Gorbachev striding confidently up to the entrance of the Admiral’s quarters only an hour after making his announcement at the United Nations; Reagan smoothly taking the Soviet leader’s arm to show him the best views of the Statue of Liberty and lower Manhattan; both presidents laughing easily at each other’s jokes; Bush, deliberately deferential, standing slightly off to the side during photographs and sitting in a rear-facing jump seat in the presidential limousine.

Although his ascendance to the White House was a central reality underlying the meeting, Bush stayed out of the limelight, making no statements. But when he told reporters to “give me a ring on the 21st,” Gorbachev--perhaps looking toward their future relationship--immediately praised the quip as “one of the best answers of the year.”

Advertisement

Bush has long said he does not want a summit of his own until after consultations with Congress and European allies on new arms control positions, and he stuck to that Wednesday.

“There’s no immediate plan for any meeting . . . although obviously there will be one at some appropriate moment,” Shultz said. “No doubt there’ll be a foreign ministers’ meeting or two before that. . . . But the underlying intent is to see things develop in a positive way insofar as it’s possible, and it certainly is quite possible.”

Soviet spokesman Gerasimov said Gorbachev understood Bush’s position. “We favor continuing (summit meetings),” he said. “But . . . Vice President Bush has to organize a new Administration.”

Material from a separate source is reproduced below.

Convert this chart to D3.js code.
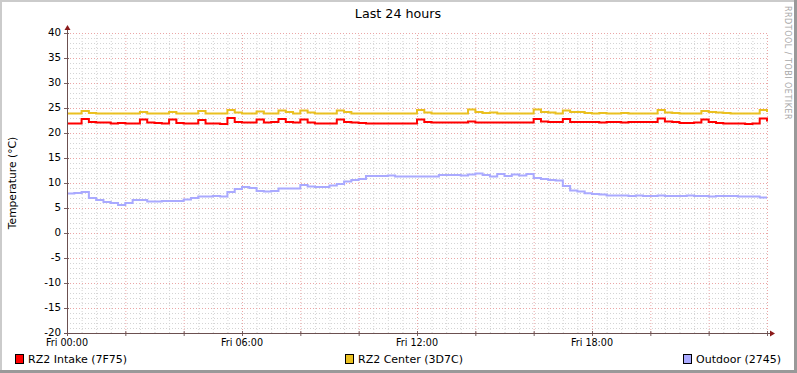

Instead of dwelling on the future, the meeting’s focus was a celebration of the distance the U.S.-Soviet relationship has come since 1985, when Reagan first met with Gorbachev, in Geneva, after a six-year-long freeze.

The tide has changed so strongly, Shultz noted, that some are even debating whether the Cold War that has defined superpower relations since World War II might be over.

“The words ‘Cold War’ mean one thing to you, another thing to me, another thing to somebody else,” Shultz said.

Advertisement

“I think the important point is that there has been a very powerful change in the nature of the relationship between the U.S. and the Soviet Union. . . . You can see it in the things that have been settled in arms control; you can see it in . . . the ability we have to collaborate effectively, for example, in what we’re doing in southern Africa. You can see it in an altogether different manner of discussion of the area of human rights. . . .

“So I don’t know whether you want to say that’s the end of the Cold War or not. But it’s different--a lot different--and, for my tastes, a lot better.”

The presence of history--the sense of formally marking a long turning point in U.S.-Soviet relations, and of the transition in authority from Reagan to Bush--was explicit.

Just before they parted, an official said, Reagan presented Gorbachev with a photograph from the first of their five meetings, the late-autumn summit in Geneva only three years ago.

The photograph showed Reagan and Gorbachev walking alone toward their celebrated one-on-one talk on the chilly shores of Lake Geneva.

The inscription, over Reagan’s signature, reads: “To President Mikhail Gorbachev: We’ve walked a long way to prepare a path for peace.”